Thomas has read her lease, which ends in October. She's never thought much about the paragraphs outlining how she or her guests are supposed to behave. Thomas considered herself an exemplary tenant, and she always paid her rent on time.
She wouldn't have let Tyrone Burks, 45, of Linwood Drive, in her apartment, which is off Gum Branch Road, last Friday evening if she thought he was going to pull out a gun and start shooting, she said.
"I didn't feel he would do something like this," Thomas said. "That's why I invited him in."
But apparently the commotion that Thomas caused as she attempted to get away from Burks violated her lease agreement.
According to the eviction notice, Thomas and her guests cannot behave in a loud or obnoxious manner. They also can't disturb or "threaten the rights, comfort, health, safety or convenience of others (including agents and employees) in or near the apartment community, disrupting our business operations."
Thomas said she is being treated unfairly.
"I shouldn't be victimized again for something I didn't do," Thomas said.
Thomas had a visit from Burks at about 7:30 p.m. Friday. She's known him for about two and a half years. They both worked for the state Department of Correction in Burgaw. She was a case manager, and he was a corrections officer.
They dated for about two years until Thomas broke off the relationship three months ago. It was a decision that didn't sit well with Burks, but Thomas never expected that he would try to kill her because of it.
Thomas didn't want to relive the details of his attack all over again. She deferred to the account Jacksonville police told The Daily News following the shooting.
She did say that once Burks pulled out his .45-caliber gun, she ran down the stairs of her second-story apartment and tried to get out the front door.
"He was punching and beating me upside my head with the gun," Thomas said.
He discharged a round in the apartment, and she got away by jumping off of her balcony - a move that broke her left foot. She tried to get away, but he kept shooting.
"He was standing right over me shooting," she said. "I just believe God was right next to me."
She also thinks her survivor side kicked in. She has no doubt her professional training - she was a Marine for four years and a Jacksonville police officer for a year - helped as well.
Burks left in a 1992 Camaro. He jumped out of the car on U.S. 17, just past New River Air Station. He was charged with attempted first-degree murder, assault with a deadly weapon with intent to kill inflicting serious injury, felony speeding to elude arrest and speeding 115 mph in a 55-mph zone. He is in Onslow County Jail under $200,000.

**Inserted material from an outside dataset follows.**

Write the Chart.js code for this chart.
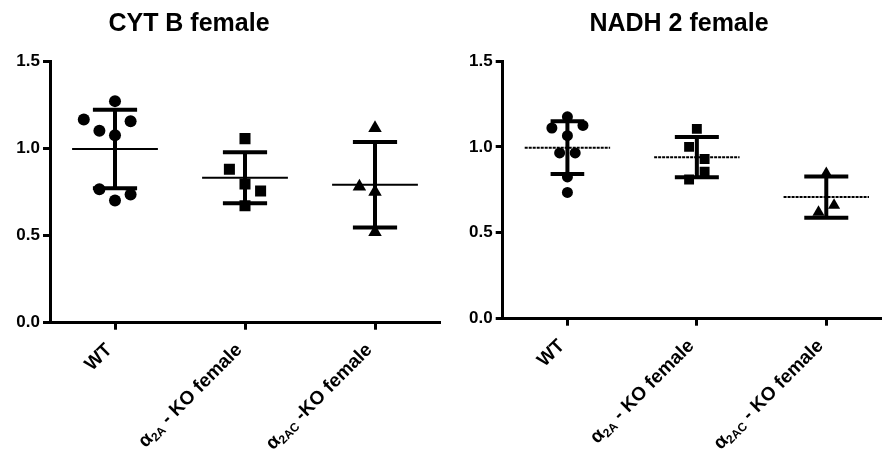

Thomas was hit in the right palm, right forearm, right breast, upper left chest, left thigh and left buttocks. Doctors are still waiting for the bullet in her chest to move closer to the surface before removing it. The one lodged between her tailbone and hip won't be removed unless it becomes too painful, she said.
She is confined to her bed until Friday when she is supposed to get a cast put on her broken foot and shattered hand. Thomas, her 3-year-old son and 18-year-old niece, who all live in her three-bedroom apartment, have nowhere to go. She also doesn't know how she can possibly move out by Monday.
She called Ann Waters, community director of Liberty Crossing Apartments, who referred her to Peggy Piche, the district manager of United Dominion Residential Community, which owns the apartment complex. Thomas said Piche told her it was beyond her control and that it's in the lease. Thomas said Piche recommended that she ask Waters to give her extension.
"I don't understand how they can blame me for something that is out of my control," Thomas said. "I was not doing the violence. I was the victim. I shouldn't be treated like the perpetrator."